In Ontario, commercial water permits allow companies like Nestlé to extract and bottle water from wells for a small fee. In the case of the Elora well, the current permit is for a draw of 300 gallons-per-minute. If it is reapproved, Nestlé has indicated they would not need more than that. The current permit allows the taking of 1.6-million litres per day. The permit holder pays $3.71 per million litres of water taken from the ground — meaning it would cost $5.93 to take the daily maximum amount of water.
Christina Cook, a post-doctoral researcher at the University of Oxford who has studied water management in Canada, says provincial regulations haven’t kept pace with the rising demand on resources in Canada.
“It goes back to this drawers of water and hewers of wood mentality we have, that we just really for so long have been in such a place of abundance in the bulk of the country,” says Cook. New demands and the knowledge that our natural resources are not unlimited have changed the landscape, she says. “It requires us to bring a really different approach to how we think of ourselves and some of these old themes that we've stuck to.”
She suggested measures like an environmental levy to contribute towards a drought fund, or seasonal pricing models, as ways to modernize the permit system.
In British Columbia, the government has committed to reviewing its newly implemented water permit fees — set at $2.25 per million litres — after a public outcry amid drought conditions.

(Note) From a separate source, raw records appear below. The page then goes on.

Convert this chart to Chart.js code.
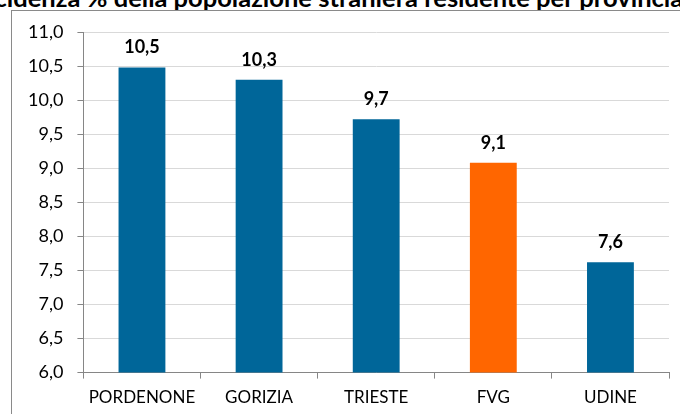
<!DOCTYPE html>
<html>
<head>
<meta charset="utf-8">
<script src="https://cdn.jsdelivr.net/npm/chart.js@4.4.1/dist/chart.umd.min.js"></script>
<style>
  html, body { margin: 0; padding: 0; background: #fff; }
  body { width: 680px; height: 414px; position: relative; overflow: hidden; }
  #title {
    position: absolute; left: -62px; width: 780px; top: -18px;
    text-align: center; white-space: nowrap;
    font: bold 25.5px Lato, sans-serif; color: #000;
  }
  #frame {
    position: absolute; left: 11px; top: 10px; width: 720px; height: 440px;
    border: 1px solid #8a8a8a;
  }
  #wrap { position: absolute; left: 0; top: 0; width: 680px; height: 423px; }
</style>
</head>
<body>
<div id="title">Incidenza % della popolazione straniera residente per provincia</div>
<div id="frame"></div>
<div id="wrap"><canvas id="chart"></canvas></div>
<script>
// ---- data ----
const provinces = ['PORDENONE', 'GORIZIA', 'TRIESTE', 'FVG', 'UDINE'];
const incidence = [10.48, 10.30, 9.72, 9.08, 7.62];
const barColors = ['#006699', '#006699', '#006699', '#FF6600', '#006699'];
const yMin = 6.0;
const yMax = 11.0;
const yStep = 0.5;

const fmt = v => v.toFixed(1).replace('.', ',');

// value labels above the bars
const valueLabels = {
    id: 'valueLabels',
    afterDatasetsDraw(chart) {
        const ctx = chart.ctx;
        const meta = chart.getDatasetMeta(0);
        ctx.save();
        ctx.font = 'bold 18px Lato, sans-serif';
        ctx.fillStyle = '#000';
        ctx.textAlign = 'center';
        ctx.textBaseline = 'alphabetic';
        meta.data.forEach((bar, i) => {
            ctx.fillText(fmt(incidence[i]), bar.x, bar.y - 14);
        });
        ctx.restore();
    }
};

new Chart(document.getElementById('chart'), {
    type: 'bar',
    data: {
        labels: provinces,
        datasets: [{
            data: incidence,
            backgroundColor: barColors,
            borderWidth: 0,
            categoryPercentage: 1.0,
            barPercentage: 0.4
        }]
    },
    options: {
        responsive: true,
        maintainAspectRatio: false,
        animation: false,
        layout: { padding: { left: 14, right: 11, top: 32, bottom: 6 } },
        plugins: { legend: { display: false }, tooltip: { enabled: false }, title: { display: false } },
        scales: {
            x: {
                offset: true,
                grid: { display: true, drawOnChartArea: false, offset: true, tickLength: 6, tickColor: '#868686', color: '#868686' },
                border: { color: '#868686', width: 1 },
                ticks: { color: '#000', font: { family: 'Lato', size: 17 }, padding: 9, maxRotation: 0 }
            },
            y: {
                min: yMin,
                max: yMax,
                grid: { color: '#d9d9d9', tickLength: 6, tickColor: '#868686' },
                border: { color: '#868686', width: 1 },
                ticks: {
                    stepSize: yStep,
                    color: '#000',
                    font: { family: 'Lato', size: 18 },
                    padding: 14,
                    callback: v => fmt(v)
                }
            }
        }
    },
    plugins: [valueLabels]
});
</script>
</body>
</html>
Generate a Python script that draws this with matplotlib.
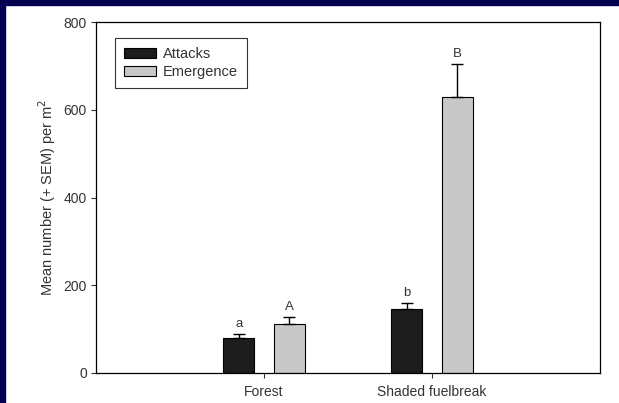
import numpy as np
import matplotlib.pyplot as plt
from matplotlib.patches import Rectangle

plt.rcParams['font.family'] = ['Liberation Sans', 'DejaVu Sans']

# Mean counts per m2 with +SEM, by site type
sites = ['Forest', 'Shaded fuelbreak']
attacks = [79, 147]
attacks_sem = [10, 13]
emergence = [112, 628]
emergence_sem = [16, 76]
attacks_letters = ['a', 'b']
emergence_letters = ['A', 'B']

fig = plt.figure(figsize=(6.19, 4.03), dpi=100)
fig.patch.set_facecolor('white')
# dark frame along the top and left edge
fig.patches.append(Rectangle((0, 1 - 5 / 403), 1, 5 / 403, transform=fig.transFigure,
                             color='#03004f', zorder=-1))
fig.patches.append(Rectangle((0, 0), 5 / 619, 1, transform=fig.transFigure,
                             color='#03004f', zorder=-1))

ax = fig.add_axes([96 / 619, 1 - 373 / 403, 504 / 619, 351 / 403])

x = np.arange(1, len(sites) + 1)
w = 0.185
off = 0.15
err_kw = dict(ecolor='black', elinewidth=1, capsize=4, capthick=1)

ax.bar(x - off, attacks, w, color='#1c1c1c', edgecolor='black', linewidth=0.8,
       yerr=[[0] * len(attacks), attacks_sem], error_kw=err_kw, label='Attacks')
ax.bar(x + off, emergence, w, color='#c8c8c8', edgecolor='black', linewidth=0.8,
       yerr=[[0] * len(emergence), emergence_sem], error_kw=err_kw, label='Emergence')

# significance letters above the error bars
for i in range(len(sites)):
    ax.text(x[i] - off, attacks[i] + attacks_sem[i] + 9, attacks_letters[i],
            ha='center', va='bottom', fontsize=9.5, color='#333333')
    ax.text(x[i] + off, emergence[i] + emergence_sem[i] + 9, emergence_letters[i],
            ha='center', va='bottom', fontsize=9.5, color='#333333')

ax.set_xlim(0, 3)
ax.set_ylim(0, 800)
ax.set_xticks(x)
ax.set_xticklabels(sites)
ax.set_yticks([0, 200, 400, 600, 800])
ax.tick_params(direction='out', length=3.5, width=0.8, labelsize=10,
               colors='#333333', pad=3)
ax.tick_params(axis='x', pad=5)
for s in ax.spines.values():
    s.set_linewidth(0.9)
ax.set_ylabel('Mean number (+ SEM) per m$^2$', fontsize=10.5, color='#333333', labelpad=4)

leg = ax.legend(loc='upper left', bbox_to_anchor=(0.037, 0.955), fontsize=10.5,
                frameon=True, fancybox=False, edgecolor='black',
                handlelength=2.2, handleheight=0.7, handletextpad=0.45,
                labelspacing=0.25, borderpad=0.65, borderaxespad=0)
leg.get_frame().set_linewidth(0.8)
for t in leg.get_texts():
    t.set_color('#333333')

fig.savefig('out.png', dpi=100)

Cook says BC’s water legislation is sorely in need of modernization: it is largely based on legislation developed for the Klondike Gold Rush of the 1890s. Nevertheless, updating it has been difficult politically.
“The bulk of the people are in this mindset of we have it let's use it,” she says. “But the rules of the game are shifting and we need to shift as well.”
Carlaw, who has lived in Elora for more than 40 years, says each summer they’re faced with watering restrictions imposed by the Grand River Conservation Authority, but that Nestlé would not face mandatory restrictions unless the permit imposed that. In response to these criticisms, Nestlé says it has voluntarily complied with six drought restrictions since it began taking water in Wellington County. The company has previously challenged mandatory drought restrictions on its Hillsburgh permit.
More than 130 people attended a public consultation in Elora Wednesday — one of several being held by Nestlé in the area. According to a report in the Guelph Mercury, residents were largely skeptical of Nestlé’s plan.
Carlaw and others are worried about the effect that a full use of the permit could have on the area’s watershed and the long-term implications of the sale.
“We go to the meetings and they're very friendly and very kind and it's very polite, but at the same time we're all playing our parts in this grand theatre of what's going on in water provincially, nationally, internationally and of course in our own little local town,” says Carlaw. “But it's bigger than our small town … we want to look at protecting water as a resource not only in our community but in our province, our country and in our world as well.”